* [DATASET RECORDS]
-- START --
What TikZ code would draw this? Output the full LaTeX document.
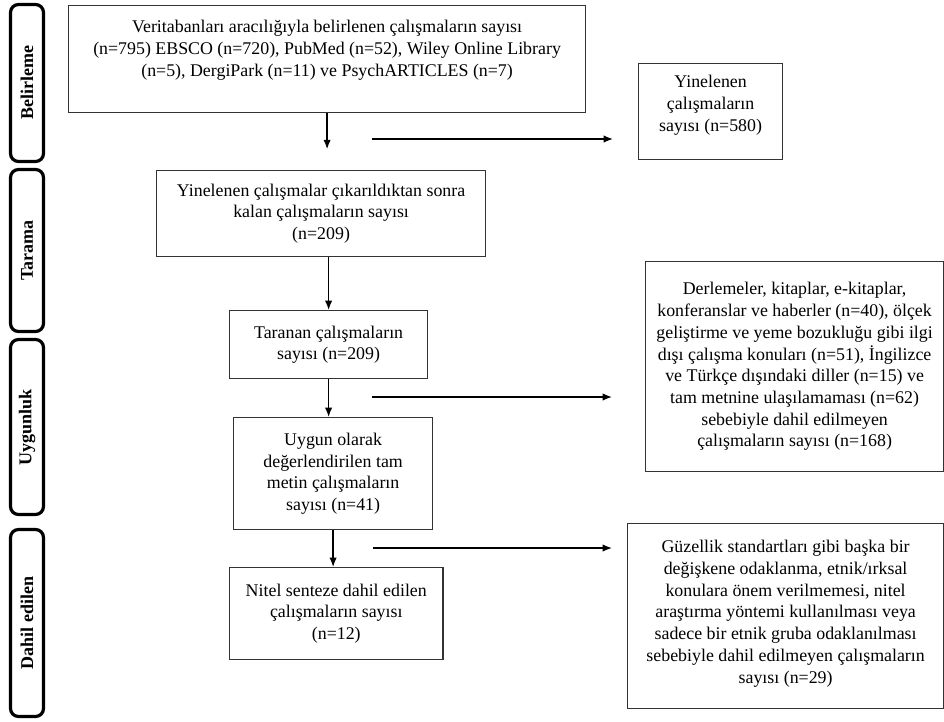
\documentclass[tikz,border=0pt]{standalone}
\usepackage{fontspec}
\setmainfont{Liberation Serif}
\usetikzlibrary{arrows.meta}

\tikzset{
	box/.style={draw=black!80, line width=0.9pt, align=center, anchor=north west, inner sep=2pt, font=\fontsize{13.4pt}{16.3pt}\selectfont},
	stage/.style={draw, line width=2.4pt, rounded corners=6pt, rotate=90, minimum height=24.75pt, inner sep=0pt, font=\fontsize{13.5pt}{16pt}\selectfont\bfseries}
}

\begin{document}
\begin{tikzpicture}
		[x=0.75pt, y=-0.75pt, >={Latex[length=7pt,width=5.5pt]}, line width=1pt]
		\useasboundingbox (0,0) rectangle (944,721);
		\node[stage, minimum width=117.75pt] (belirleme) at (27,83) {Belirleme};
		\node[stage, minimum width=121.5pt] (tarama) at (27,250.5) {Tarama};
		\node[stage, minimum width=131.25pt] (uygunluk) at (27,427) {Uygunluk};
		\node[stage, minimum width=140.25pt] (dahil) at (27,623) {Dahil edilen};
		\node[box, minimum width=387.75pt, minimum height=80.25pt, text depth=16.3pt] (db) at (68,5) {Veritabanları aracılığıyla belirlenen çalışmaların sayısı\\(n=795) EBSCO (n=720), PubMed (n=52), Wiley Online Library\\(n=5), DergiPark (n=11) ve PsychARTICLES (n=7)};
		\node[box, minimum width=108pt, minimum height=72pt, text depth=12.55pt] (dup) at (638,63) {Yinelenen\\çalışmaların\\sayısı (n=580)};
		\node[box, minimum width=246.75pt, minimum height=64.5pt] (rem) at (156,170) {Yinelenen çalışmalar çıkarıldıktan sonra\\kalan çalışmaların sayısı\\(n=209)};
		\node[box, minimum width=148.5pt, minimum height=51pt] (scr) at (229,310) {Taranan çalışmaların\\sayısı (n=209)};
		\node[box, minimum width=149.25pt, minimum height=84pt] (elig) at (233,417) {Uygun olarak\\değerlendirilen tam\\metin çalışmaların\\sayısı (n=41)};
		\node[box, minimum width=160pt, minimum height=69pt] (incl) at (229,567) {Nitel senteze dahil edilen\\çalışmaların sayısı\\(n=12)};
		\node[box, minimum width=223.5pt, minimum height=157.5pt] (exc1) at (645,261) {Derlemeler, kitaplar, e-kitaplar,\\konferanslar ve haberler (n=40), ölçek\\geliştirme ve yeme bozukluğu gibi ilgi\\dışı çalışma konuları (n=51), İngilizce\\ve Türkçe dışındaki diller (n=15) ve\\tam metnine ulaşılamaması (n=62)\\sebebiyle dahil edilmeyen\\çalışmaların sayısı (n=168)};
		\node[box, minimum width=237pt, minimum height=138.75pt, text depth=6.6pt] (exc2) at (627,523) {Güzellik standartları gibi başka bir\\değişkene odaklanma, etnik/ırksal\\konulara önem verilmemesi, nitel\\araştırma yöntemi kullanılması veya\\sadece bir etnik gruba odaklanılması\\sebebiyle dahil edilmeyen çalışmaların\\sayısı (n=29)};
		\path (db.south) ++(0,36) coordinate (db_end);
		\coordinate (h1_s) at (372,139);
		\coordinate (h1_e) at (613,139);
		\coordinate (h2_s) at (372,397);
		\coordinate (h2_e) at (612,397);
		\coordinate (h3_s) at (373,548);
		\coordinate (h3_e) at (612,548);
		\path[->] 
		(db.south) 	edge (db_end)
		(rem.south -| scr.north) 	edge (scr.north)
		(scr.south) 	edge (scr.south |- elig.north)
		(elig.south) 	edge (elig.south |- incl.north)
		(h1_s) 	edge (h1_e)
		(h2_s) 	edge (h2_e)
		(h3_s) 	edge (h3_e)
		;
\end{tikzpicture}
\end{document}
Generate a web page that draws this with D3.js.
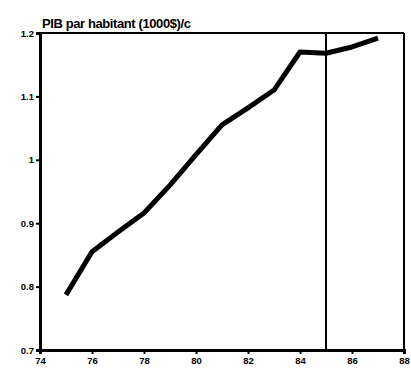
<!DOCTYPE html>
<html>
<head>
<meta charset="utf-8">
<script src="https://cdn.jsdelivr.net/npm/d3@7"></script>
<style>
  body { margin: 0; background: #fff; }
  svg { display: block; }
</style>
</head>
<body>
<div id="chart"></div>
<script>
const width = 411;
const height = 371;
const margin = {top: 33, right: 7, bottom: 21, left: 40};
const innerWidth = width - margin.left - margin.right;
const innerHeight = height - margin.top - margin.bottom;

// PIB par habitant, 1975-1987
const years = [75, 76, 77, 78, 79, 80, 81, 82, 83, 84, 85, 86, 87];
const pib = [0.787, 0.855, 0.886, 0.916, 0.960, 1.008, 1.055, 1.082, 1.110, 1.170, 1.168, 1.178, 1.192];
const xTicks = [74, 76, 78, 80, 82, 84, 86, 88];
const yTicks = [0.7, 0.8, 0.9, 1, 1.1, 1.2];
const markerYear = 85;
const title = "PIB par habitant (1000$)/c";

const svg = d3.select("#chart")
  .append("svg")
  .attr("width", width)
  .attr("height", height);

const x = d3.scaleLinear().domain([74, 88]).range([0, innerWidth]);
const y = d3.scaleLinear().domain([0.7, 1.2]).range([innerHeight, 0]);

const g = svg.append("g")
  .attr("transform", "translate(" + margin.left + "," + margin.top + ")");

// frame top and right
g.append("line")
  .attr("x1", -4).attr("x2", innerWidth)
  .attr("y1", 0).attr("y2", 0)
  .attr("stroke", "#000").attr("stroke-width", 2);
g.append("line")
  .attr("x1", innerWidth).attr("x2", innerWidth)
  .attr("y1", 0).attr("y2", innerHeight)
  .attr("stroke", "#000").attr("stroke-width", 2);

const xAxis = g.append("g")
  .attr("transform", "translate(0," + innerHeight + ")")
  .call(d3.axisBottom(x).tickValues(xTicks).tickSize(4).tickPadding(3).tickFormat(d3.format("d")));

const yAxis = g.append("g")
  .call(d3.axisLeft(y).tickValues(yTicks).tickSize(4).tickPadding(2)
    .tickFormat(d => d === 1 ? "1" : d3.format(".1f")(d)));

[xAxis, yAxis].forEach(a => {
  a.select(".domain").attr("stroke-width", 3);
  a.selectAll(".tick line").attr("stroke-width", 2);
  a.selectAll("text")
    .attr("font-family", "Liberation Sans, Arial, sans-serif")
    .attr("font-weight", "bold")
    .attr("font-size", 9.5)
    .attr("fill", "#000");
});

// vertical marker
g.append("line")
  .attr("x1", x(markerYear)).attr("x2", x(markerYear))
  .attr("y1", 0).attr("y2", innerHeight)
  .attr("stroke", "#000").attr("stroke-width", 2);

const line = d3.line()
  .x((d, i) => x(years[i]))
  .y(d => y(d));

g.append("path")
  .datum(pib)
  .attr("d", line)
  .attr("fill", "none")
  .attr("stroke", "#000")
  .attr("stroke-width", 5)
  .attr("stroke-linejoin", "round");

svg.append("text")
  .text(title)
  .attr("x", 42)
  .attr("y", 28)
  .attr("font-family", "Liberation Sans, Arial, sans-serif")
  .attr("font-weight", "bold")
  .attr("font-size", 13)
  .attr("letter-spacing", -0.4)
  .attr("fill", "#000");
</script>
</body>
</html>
-- END --
* [TO DO]
Your task is to repeat the material above exactly, without its pictures.

* [RESPONSE TO THIS TASK]
What TikZ code would draw this? Output the full LaTeX document.
\documentclass[tikz,border=0pt]{standalone}
\usepackage{fontspec}
\setmainfont{Liberation Serif}
\usetikzlibrary{arrows.meta}

\tikzset{
	box/.style={draw=black!80, line width=0.9pt, align=center, anchor=north west, inner sep=2pt, font=\fontsize{13.4pt}{16.3pt}\selectfont},
	stage/.style={draw, line width=2.4pt, rounded corners=6pt, rotate=90, minimum height=24.75pt, inner sep=0pt, font=\fontsize{13.5pt}{16pt}\selectfont\bfseries}
}

\begin{document}
\begin{tikzpicture}
		[x=0.75pt, y=-0.75pt, >={Latex[length=7pt,width=5.5pt]}, line width=1pt]
		\useasboundingbox (0,0) rectangle (944,721);
		\node[stage, minimum width=117.75pt] (belirleme) at (27,83) {Belirleme};
		\node[stage, minimum width=121.5pt] (tarama) at (27,250.5) {Tarama};
		\node[stage, minimum width=131.25pt] (uygunluk) at (27,427) {Uygunluk};
		\node[stage, minimum width=140.25pt] (dahil) at (27,623) {Dahil edilen};
		\node[box, minimum width=387.75pt, minimum height=80.25pt, text depth=16.3pt] (db) at (68,5) {Veritabanları aracılığıyla belirlenen çalışmaların sayısı\\(n=795) EBSCO (n=720), PubMed (n=52), Wiley Online Library\\(n=5), DergiPark (n=11) ve PsychARTICLES (n=7)};
		\node[box, minimum width=108pt, minimum height=72pt, text depth=12.55pt] (dup) at (638,63) {Yinelenen\\çalışmaların\\sayısı (n=580)};
		\node[box, minimum width=246.75pt, minimum height=64.5pt] (rem) at (156,170) {Yinelenen çalışmalar çıkarıldıktan sonra\\kalan çalışmaların sayısı\\(n=209)};
		\node[box, minimum width=148.5pt, minimum height=51pt] (scr) at (229,310) {Taranan çalışmaların\\sayısı (n=209)};
		\node[box, minimum width=149.25pt, minimum height=84pt] (elig) at (233,417) {Uygun olarak\\değerlendirilen tam\\metin çalışmaların\\sayısı (n=41)};
		\node[box, minimum width=160pt, minimum height=69pt] (incl) at (229,567) {Nitel senteze dahil edilen\\çalışmaların sayısı\\(n=12)};
		\node[box, minimum width=223.5pt, minimum height=157.5pt] (exc1) at (645,261) {Derlemeler, kitaplar, e-kitaplar,\\konferanslar ve haberler (n=40), ölçek\\geliştirme ve yeme bozukluğu gibi ilgi\\dışı çalışma konuları (n=51), İngilizce\\ve Türkçe dışındaki diller (n=15) ve\\tam metnine ulaşılamaması (n=62)\\sebebiyle dahil edilmeyen\\çalışmaların sayısı (n=168)};
		\node[box, minimum width=237pt, minimum height=138.75pt, text depth=6.6pt] (exc2) at (627,523) {Güzellik standartları gibi başka bir\\değişkene odaklanma, etnik/ırksal\\konulara önem verilmemesi, nitel\\araştırma yöntemi kullanılması veya\\sadece bir etnik gruba odaklanılması\\sebebiyle dahil edilmeyen çalışmaların\\sayısı (n=29)};
		\path (db.south) ++(0,36) coordinate (db_end);
		\coordinate (h1_s) at (372,139);
		\coordinate (h1_e) at (613,139);
		\coordinate (h2_s) at (372,397);
		\coordinate (h2_e) at (612,397);
		\coordinate (h3_s) at (373,548);
		\coordinate (h3_e) at (612,548);
		\path[->] 
		(db.south) 	edge (db_end)
		(rem.south -| scr.north) 	edge (scr.north)
		(scr.south) 	edge (scr.south |- elig.north)
		(elig.south) 	edge (elig.south |- incl.north)
		(h1_s) 	edge (h1_e)
		(h2_s) 	edge (h2_e)
		(h3_s) 	edge (h3_e)
		;
\end{tikzpicture}
\end{document}
Generate a web page that draws this with D3.js.
<!DOCTYPE html>
<html>
<head>
<meta charset="utf-8">
<script src="https://cdn.jsdelivr.net/npm/d3@7"></script>
<style>
  body { margin: 0; background: #fff; }
  svg { display: block; }
</style>
</head>
<body>
<div id="chart"></div>
<script>
const width = 411;
const height = 371;
const margin = {top: 33, right: 7, bottom: 21, left: 40};
const innerWidth = width - margin.left - margin.right;
const innerHeight = height - margin.top - margin.bottom;

// PIB par habitant, 1975-1987
const years = [75, 76, 77, 78, 79, 80, 81, 82, 83, 84, 85, 86, 87];
const pib = [0.787, 0.855, 0.886, 0.916, 0.960, 1.008, 1.055, 1.082, 1.110, 1.170, 1.168, 1.178, 1.192];
const xTicks = [74, 76, 78, 80, 82, 84, 86, 88];
const yTicks = [0.7, 0.8, 0.9, 1, 1.1, 1.2];
const markerYear = 85;
const title = "PIB par habitant (1000$)/c";

const svg = d3.select("#chart")
  .append("svg")
  .attr("width", width)
  .attr("height", height);

const x = d3.scaleLinear().domain([74, 88]).range([0, innerWidth]);
const y = d3.scaleLinear().domain([0.7, 1.2]).range([innerHeight, 0]);

const g = svg.append("g")
  .attr("transform", "translate(" + margin.left + "," + margin.top + ")");

// frame top and right
g.append("line")
  .attr("x1", -4).attr("x2", innerWidth)
  .attr("y1", 0).attr("y2", 0)
  .attr("stroke", "#000").attr("stroke-width", 2);
g.append("line")
  .attr("x1", innerWidth).attr("x2", innerWidth)
  .attr("y1", 0).attr("y2", innerHeight)
  .attr("stroke", "#000").attr("stroke-width", 2);

const xAxis = g.append("g")
  .attr("transform", "translate(0," + innerHeight + ")")
  .call(d3.axisBottom(x).tickValues(xTicks).tickSize(4).tickPadding(3).tickFormat(d3.format("d")));

const yAxis = g.append("g")
  .call(d3.axisLeft(y).tickValues(yTicks).tickSize(4).tickPadding(2)
    .tickFormat(d => d === 1 ? "1" : d3.format(".1f")(d)));

[xAxis, yAxis].forEach(a => {
  a.select(".domain").attr("stroke-width", 3);
  a.selectAll(".tick line").attr("stroke-width", 2);
  a.selectAll("text")
    .attr("font-family", "Liberation Sans, Arial, sans-serif")
    .attr("font-weight", "bold")
    .attr("font-size", 9.5)
    .attr("fill", "#000");
});

// vertical marker
g.append("line")
  .attr("x1", x(markerYear)).attr("x2", x(markerYear))
  .attr("y1", 0).attr("y2", innerHeight)
  .attr("stroke", "#000").attr("stroke-width", 2);

const line = d3.line()
  .x((d, i) => x(years[i]))
  .y(d => y(d));

g.append("path")
  .datum(pib)
  .attr("d", line)
  .attr("fill", "none")
  .attr("stroke", "#000")
  .attr("stroke-width", 5)
  .attr("stroke-linejoin", "round");

svg.append("text")
  .text(title)
  .attr("x", 42)
  .attr("y", 28)
  .attr("font-family", "Liberation Sans, Arial, sans-serif")
  .attr("font-weight", "bold")
  .attr("font-size", 13)
  .attr("letter-spacing", -0.4)
  .attr("fill", "#000");
</script>
</body>
</html>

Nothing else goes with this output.